A presença da China também é percebida nos investimentos: a América Latina é o segundo maior receptor de recursos do país asiático, com 18% do total, perdendo apenas para a própria Ásia, com 63%, segundo dados apurados em 2007. Naquele ano, os investimentos chineses diretos (sem contar os financeiros) no mundo somaram US$ 26,5 bilhões, saltando em 2008 para US$ 52,1 bilhões.
— A América do Sul é a menina dos olhos da China hoje — atesta Charles Tang, presidente da Câmara de Comércio e Indústria Brasil-China.
Infraestrutura em Argentina e Peru, carros no Uruguai
A China anunciou, recentemente, investimentos da ordem de US$ 12,8 bilhões no Brasil, em setores como telecomunicações, mineração, siderurgia, metalurgia, farmacêutico e eletroeletrônico.
Um grupo chinês estuda atualmente investir no setor sucroalcooleiro para produção de ácidos, como o cítrico e o lático, via caldo de cana.
No desindustrializado Uruguai, a China está produzindo carros, via a montadora Chery, maior marca de automóveis chinesa.
São inicialmente dez mil unidades do esportivo Tiggo por ano, a serem distribuídas no Brasil e na Argentina. A intenção é ampliar esse número para 25 mil ao ano até 2010. A fábrica está em Montevidéu, mas neste semestre será aberta uma planta definitiva na Brasil, para produzir 150 mil unidades do A3, um investimento em torno de US$ 700 milhões.

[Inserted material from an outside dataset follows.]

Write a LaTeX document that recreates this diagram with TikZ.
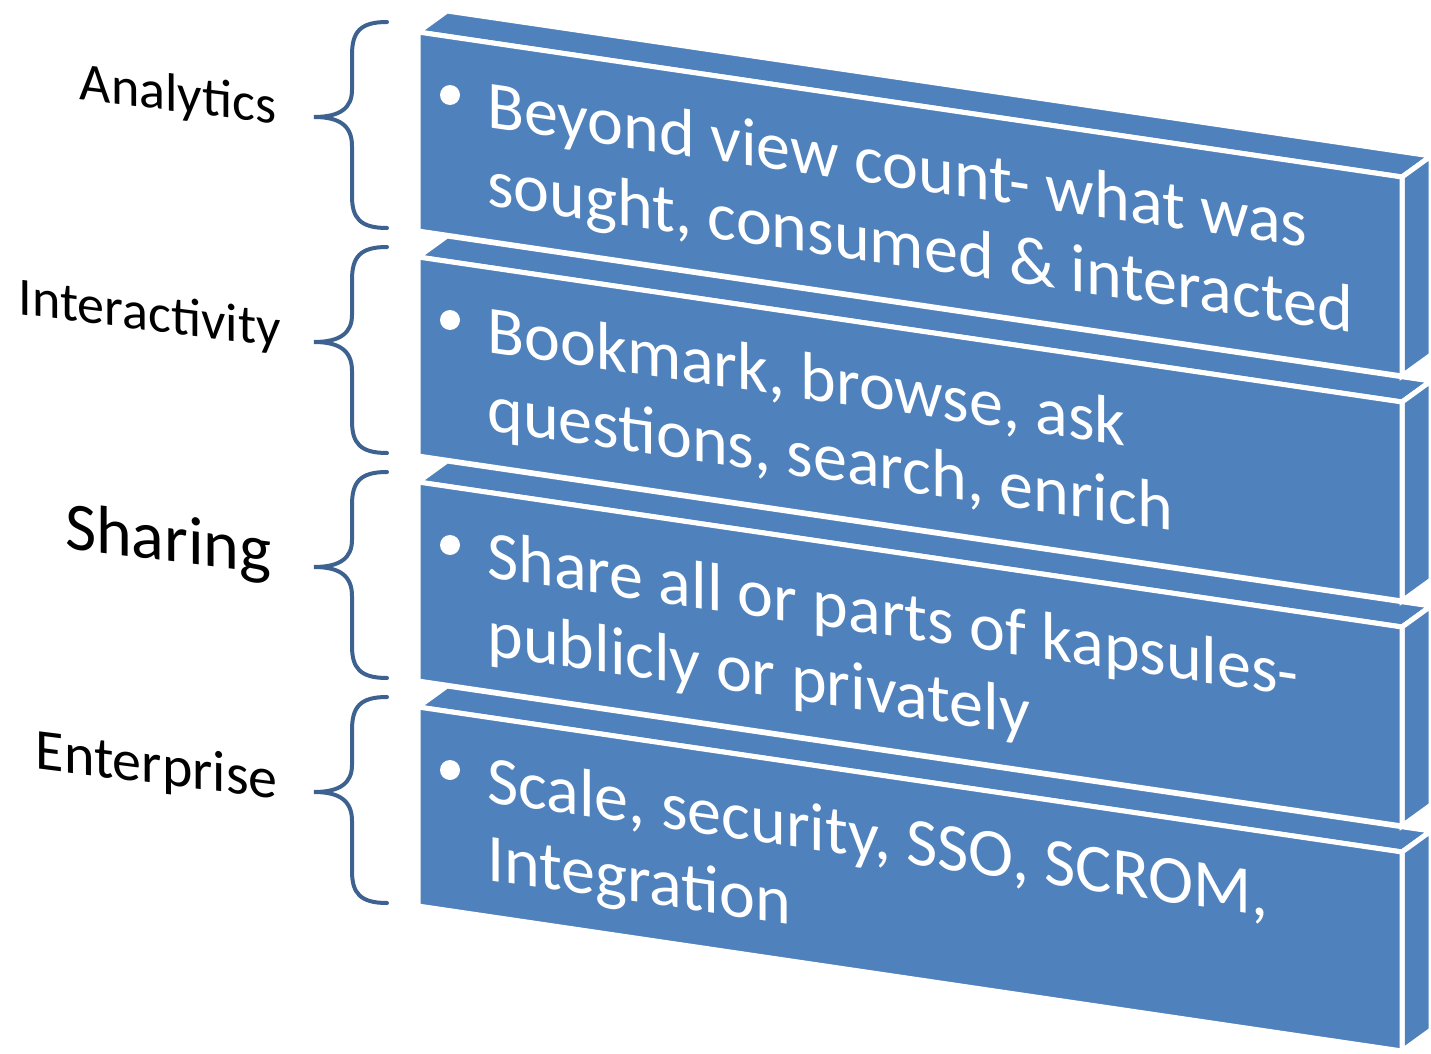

Os chineses invadem ainda indústrias e obras de infraestrutura nos países andinos, como Venezuela e Peru, investem em pescados no Chile e querem ser sócios de um importante oleoduto na Colômbia. Ao mesmo tempo, afigura-se como o estopim de uma briga comercial entre Brasil e Argentina.
Segundo queixas do setor privado, os argentinos desrespeitam acordos setoriais que levaram empresários brasileiros a reduzirem suas exportações para o país e, ao mesmo tempo, aumentaram as importações da China. Considerando os mais de 30 setores aos quais foram impostas licenças não automáticas de importação, a participação dos brasileiros no mercado argentino recuou de 42% para 31,5%, enquanto a da China subiu de 21,5% para 30,5%.
A China representava 4,4% do total de importações realizadas pela Venezuela em 2008. Até abril deste ano, a fatia chinesa era de 11,5%.
Abdib vê ameaça à liderança brasileira na região O diretor do escritório brasileiro da Comissão Econômica para América Latina e Caribe (Cepal), Renato Baumann, diz que a ameaça é ainda maior: junto com a China, os demais países asiáticos aproveitam a onda e se inserem nos processos produtivos, fornecendo insumos e manufaturados — principal categoria de itens que o Brasil vende para a região.
— Há um tsunami asiático na América Latina — diz Baumann.
Para o presidente da Associação Brasileira da Infraestrutura e Indústrias de Base (Abdib), Paulo Godoy, aproveitando mercados pouco maduros, como África e América Latina, a China começa a fazer uma nova redefinição da estrutura de poder econômico e político.
— O Brasil, especialmente no nosso continente, precisa estar atento para manter uma trajetória que foi se consolidando nos últimos tempos rumo à liderança regional — disse Godoy.
— A China está agora alinhando seu componente financeiro e tem uma capacidade competitiva enorme, em função da mão de obra barata, ampla.
Em defesa do ingresso da Venezuela no Mercosul, o presidente da Federação das Câmaras Sul-americanas, Darc Costa, alerta que o caminho é a integração:
— Precisamos nos integrar, se não quisermos perder mercado e a própria liderança na região.
Em contato direto com empresários venezuelanos, o presidente da Câmara de Comércio Brasil-Venezuela, José Francisco Marcondes, afirma que no país andino as relações são cada vez mais estreitas. Segundo ele, os chineses estão emprestando dinheiro à Venezuela, num momento em que o país inicia um processo de industrialização.
Entram em setores estratégicos, como eletroeletrônico e automobilístico.
— Está sendo criada uma plataforma chinesa na América do Sul — alertou Marcondes.
— O nosso setor, certamente, é um dos mais afetados — confirmou o presidente da Abinee, Humberto Barbato.
Para o economista-chefe do Bradesco, Octavio de Barros, um ponto que merece atenção é a instalação de um escritório do Banco de Desenvolvimento da China em São Paulo, coração da América do Sul. Essa estratégia de facilitar a presença financeira no país vem se repetindo em nações como Rússia e Egito.